Plasma-based techniques for intense particle beam characterization at the frontiers of performance

Light induced dynamics in materials are widely studied at modern light sources and offer the potential to engineer new materials, or understand chemical reactions and biological processes. The photon beams used for such experiments are themselves routinely characterized by photo-ionization based methods combined with time resolved streaking techniques. Maximizing the photon beam brightness relies on optimizing the electron accelerator performance. A new concept for measuring the charge density of the particle beams will be presented that relies on tunnel ionization of a neutral gas by the electron beam’s transverse space charge field.

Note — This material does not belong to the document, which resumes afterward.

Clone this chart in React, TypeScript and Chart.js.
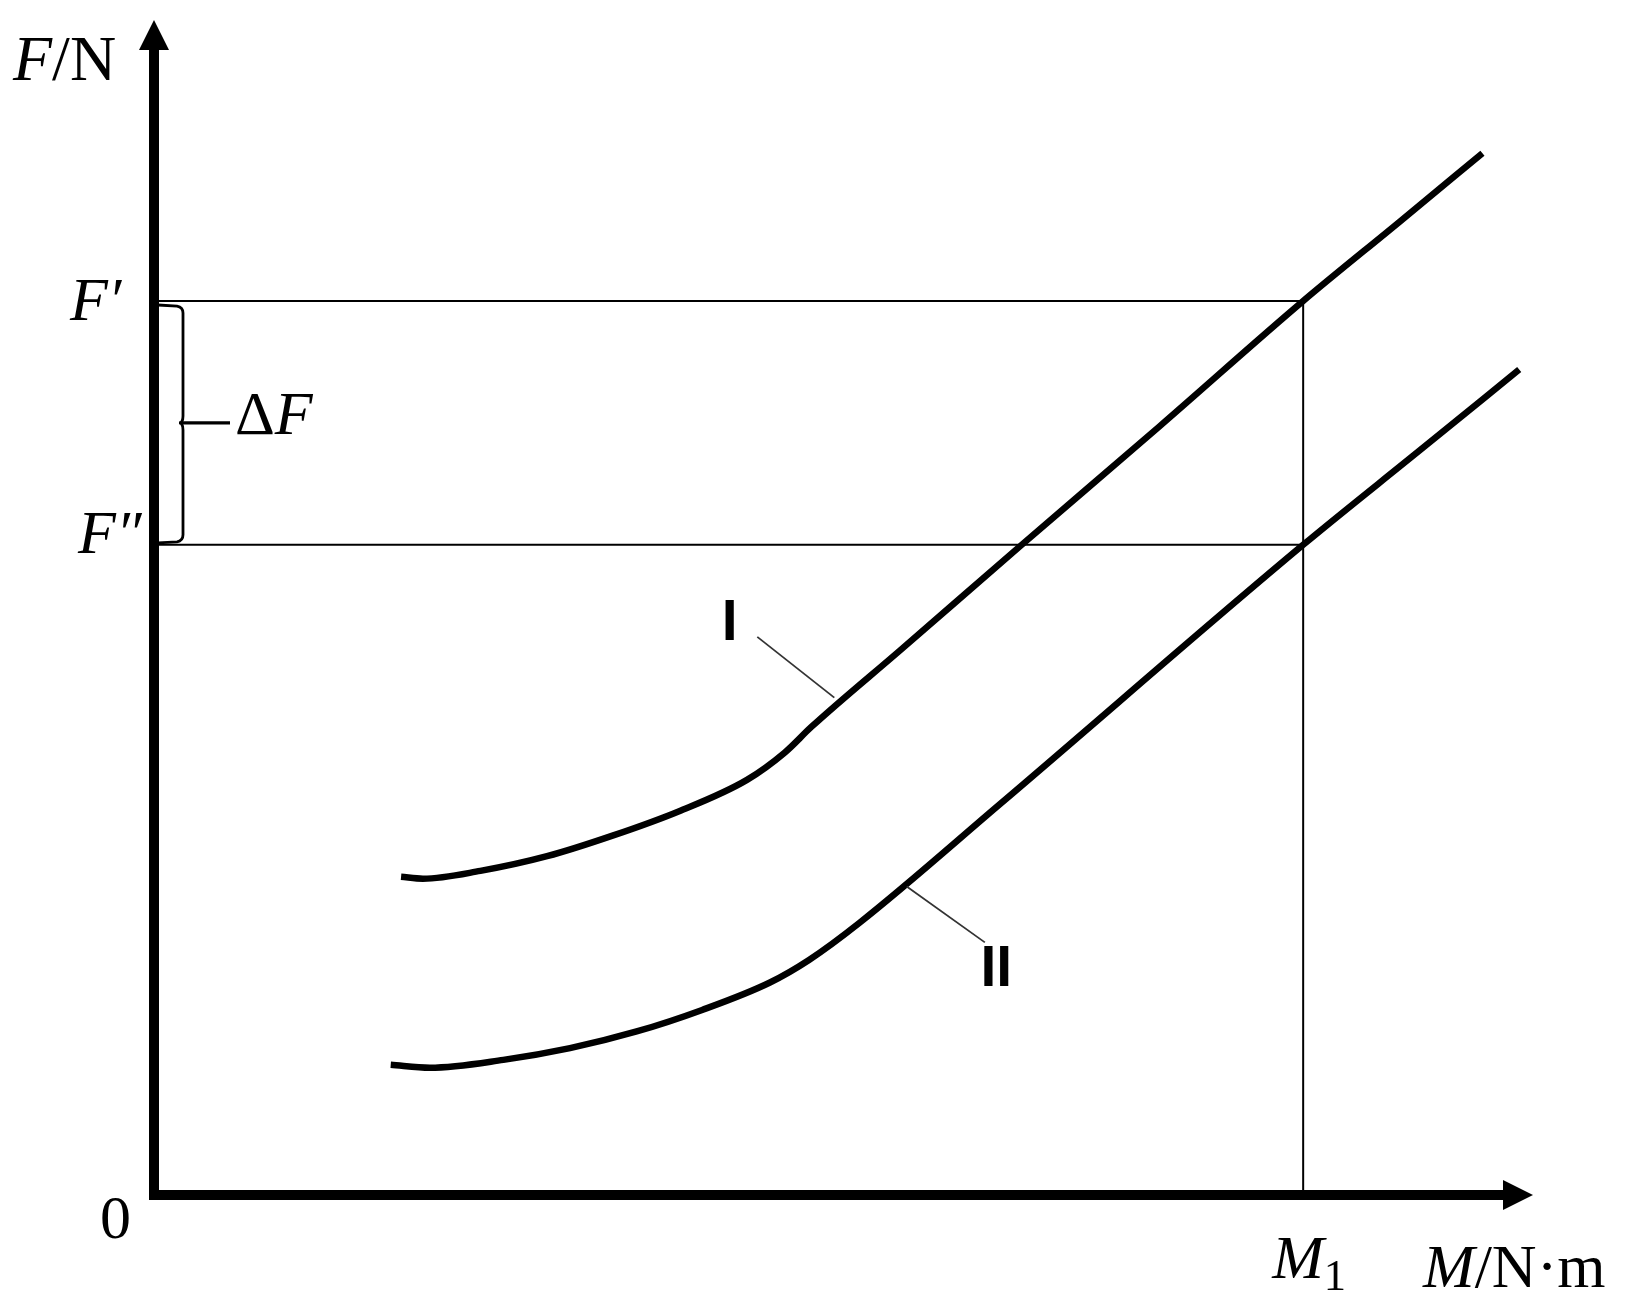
import React, { useEffect, useRef } from "react";
import { Chart, registerables } from "chart.js";

Chart.register(...registerables);

// ---- data (M in arbitrary units, F in arbitrary units) ----
const X_MAX = 12;
const Y_MAX = 12;
const M1 = 10;
const F_PRIME = 9.13;
const F_DPRIME = 6.64;

const curveI_M = [2.15, 2.34, 2.84, 3.42, 3.99, 4.57, 5.16, 5.49, 5.72, 6.49, 7.55, 8.75, 10.0, 10.84, 11.56];
const curveI_F = [3.25, 3.23, 3.31, 3.46, 3.67, 3.92, 4.24, 4.52, 4.78, 5.56, 6.64, 7.85, 9.13, 9.94, 10.64];

const curveII_M = [2.06, 2.4, 3.04, 3.62, 4.2, 4.77, 5.36, 5.7, 6.14, 7.36, 10.0, 11.01, 11.88];
const curveII_F = [1.33, 1.3, 1.38, 1.5, 1.67, 1.89, 2.17, 2.4, 2.78, 3.99, 6.64, 7.6, 8.43];

// curve labels: [labelX, labelY, leaderStartX, leaderStartY, leaderEndX, leaderEndY]
const curveLabels = ["I", "II"];
const labelAnchors = [
  [5.01, 5.85, 5.25, 5.7, 5.92, 5.08],
  [7.33, 2.32, 7.23, 2.58, 6.55, 3.15],
];

const axisTitleY = [{ t: "F", italic: true }, { t: "/N" }];
const axisTitleX = [{ t: "M", italic: true }, { t: "/N·m" }];
const tickM1 = [{ t: "M", italic: true }, { t: "1", sub: true }];
const tickFPrime = [{ t: "F", italic: true }, { t: "′", italic: true }];
const tickFDPrime = [{ t: "F", italic: true }, { t: "″", italic: true }];
const deltaLabel = [{ t: "Δ" }, { t: "F", italic: true }];
const originLabel = [{ t: "0" }];

const SERIF = '"Liberation Serif", "Times New Roman", serif';

type Part = { t: string; italic?: boolean; sub?: boolean };

function drawRich(ctx: CanvasRenderingContext2D, parts: Part[], x: number, y: number, size: number) {
  let cx = x;
  ctx.textBaseline = "alphabetic";
  ctx.textAlign = "left";
  for (const p of parts) {
    const fs = p.sub ? size * 0.72 : size;
    ctx.font = `${p.italic ? "italic " : ""}${fs}px ${SERIF}`;
    ctx.fillText(p.t, cx, y + (p.sub ? size * 0.19 : 0));
    cx += ctx.measureText(p.t).width;
  }
}

const decorPlugin = {
  id: "decor",
  afterDatasetsDraw(chart: any) {
    const ctx: CanvasRenderingContext2D = chart.ctx;
    const xs = chart.scales.x;
    const ys = chart.scales.y;
    const ox = xs.getPixelForValue(0);
    const oy = ys.getPixelForValue(0);
    const top = ys.getPixelForValue(Y_MAX);
    const right = xs.getPixelForValue(X_MAX);
    ctx.save();
    ctx.fillStyle = "#000";
    ctx.strokeStyle = "#000";

    // axes
    const aw = 10;
    const ah = 30;
    const hw = 15;
    ctx.fillRect(ox - aw / 2, top + ah - 1, aw, oy + aw / 2 - (top + ah - 1));
    ctx.fillRect(ox - aw / 2, oy - aw / 2, right - ah + 1 - (ox - aw / 2), aw);
    ctx.beginPath();
    ctx.moveTo(ox, top);
    ctx.lineTo(ox - hw, top + ah);
    ctx.lineTo(ox + hw, top + ah);
    ctx.closePath();
    ctx.fill();
    ctx.beginPath();
    ctx.moveTo(right, oy);
    ctx.lineTo(right - ah, oy - hw);
    ctx.lineTo(right - ah, oy + hw);
    ctx.closePath();
    ctx.fill();

    // brace for ΔF
    const yA = ys.getPixelForValue(F_PRIME);
    const yB = ys.getPixelForValue(F_DPRIME);
    const yM = (yA + yB) / 2;
    const bx = ox + 29;
    ctx.lineWidth = 2.8;
    ctx.beginPath();
    ctx.moveTo(ox + 4, yA + 4);
    ctx.lineTo(bx - 6, yA + 5);
    ctx.quadraticCurveTo(bx, yA + 6, bx, yA + 12);
    ctx.lineTo(bx, yM - 7);
    ctx.quadraticCurveTo(bx, yM, bx - 4, yM);
    ctx.quadraticCurveTo(bx, yM, bx, yM + 7);
    ctx.lineTo(bx, yB - 10);
    ctx.quadraticCurveTo(bx, yB - 4, bx - 6, yB - 3);
    ctx.lineTo(ox + 4, yB - 2);
    ctx.stroke();
    ctx.lineWidth = 3.2;
    ctx.beginPath();
    ctx.moveTo(bx - 2, yM);
    ctx.lineTo(bx + 47, yM);
    ctx.stroke();

    // curve labels and leaders
    ctx.lineWidth = 1.8;
    ctx.strokeStyle = "#333";
    curveLabels.forEach((lab, i) => {
      const a = labelAnchors[i];
      ctx.beginPath();
      ctx.moveTo(xs.getPixelForValue(a[2]), ys.getPixelForValue(a[3]));
      ctx.lineTo(xs.getPixelForValue(a[4]), ys.getPixelForValue(a[5]));
      ctx.stroke();
      ctx.font = `bold 57px "Liberation Sans", Arial, sans-serif`;
      ctx.textAlign = "center";
      ctx.textBaseline = "middle";
      ctx.fillText(lab, xs.getPixelForValue(a[0]), ys.getPixelForValue(a[1]) + 2);
    });

    // texts
    const fs = 62;
    drawRich(ctx, axisTitleY, 13, top + 60, 64);
    drawRich(ctx, tickFPrime, 70, yA + 19, fs);
    drawRich(ctx, tickFDPrime, 78, yB + 8, fs);
    drawRich(ctx, deltaLabel, 235, yM + 11, fs);
    drawRich(ctx, originLabel, ox - 54, oy + 43, fs);
    drawRich(ctx, tickM1, xs.getPixelForValue(M1) - 31, oy + 83, fs);
    drawRich(ctx, axisTitleX, right - 110, oy + 92, fs);

    ctx.restore();
  },
};

export default function App() {
  const ref = useRef<HTMLCanvasElement | null>(null);
  useEffect(() => {
    if (!ref.current) return;
    const thin = { borderColor: "#000", borderWidth: 2, pointRadius: 0, tension: 0, fill: false };
    const chart = new Chart(ref.current, {
      type: "line",
      data: {
        datasets: [
          {
            label: "I",
            data: curveI_M.map((m, i) => ({ x: m, y: curveI_F[i] })),
            borderColor: "#000",
            borderWidth: 6.5,
            pointRadius: 0,
            cubicInterpolationMode: "monotone",
            fill: false,
          },
          {
            label: "II",
            data: curveII_M.map((m, i) => ({ x: m, y: curveII_F[i] })),
            borderColor: "#000",
            borderWidth: 6.5,
            pointRadius: 0,
            cubicInterpolationMode: "monotone",
            fill: false,
          },
          { label: "F'", data: [{ x: 0, y: F_PRIME }, { x: M1, y: F_PRIME }], ...thin },
          { label: "F''", data: [{ x: 0, y: F_DPRIME }, { x: M1, y: F_DPRIME }], ...thin },
          { label: "M1", data: [{ x: M1, y: 0 }, { x: M1, y: F_PRIME }], ...thin },
        ] as any,
      },
      options: {
        responsive: false,
        animation: false,
        devicePixelRatio: 1,
        layout: { padding: { left: 154, top: 20, right: 100, bottom: 112 } },
        plugins: { legend: { display: false }, tooltip: { enabled: false } },
        scales: {
          x: { type: "linear", min: 0, max: X_MAX, display: false },
          y: { type: "linear", min: 0, max: Y_MAX, display: false },
        },
      } as any,
      plugins: [decorPlugin],
    });
    return () => chart.destroy();
  }, []);
  return (
    <div style={{ position: "absolute", left: 0, top: 0, width: 1633, height: 1307, background: "#fff" }}>
      <canvas ref={ref} width={1633} height={1307} />
    </div>
  );
}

By measuring the plasma dynamics including the plasma density, kinetic energy distribution and arrival time distribution of the expanding ion cloud, the charge density of a micron-cubed electron beam can be inferred and optimized. However, when using intense electron beams to ionize a gas, very different physics is manifested compared to photo-ionization. This is due to the large unipolar fields of the charged particle beam that impart a significant momentum to the plasma electrons. As they escape with high radial velocities, they leave the ions unshielded. This non-neutral plasma undergoes Coulomb explosion and the resulting dynamics offers new avenues for direct electron beam characterization. Using both analytic theory and highly sophisticated particle-in-cell simulations (using VSim and WARP), case studies were analyzed for electron beams in conventional and advanced accelerators, for different experimental conditions, such as initial neutral gas density, gas mixtures and electron beam properties. Due to the exponential dependency of the tunnel-ionization probability on the electric field strength, it is shown that the method has the potential to measure electron beams of sub-femtosecond in duration focused down to sub-micrometer sizes. As such it provides a powerful noninvasive, single-shot diagnostic for micron-cube electron beams, instrumental to operation of advanced particle accelerators. We also note that for ultra-short intense unipolar electron beams ionization quenching may be observed, providing access to fundamental quantum mechanical questions. The elaborate simulation results and experimental planning at plasma wakefield accelerator at Berkeley lab (BELLA center) as well as RF-driven accelerator (LCLS machine) at SLAC laboratory will be presented.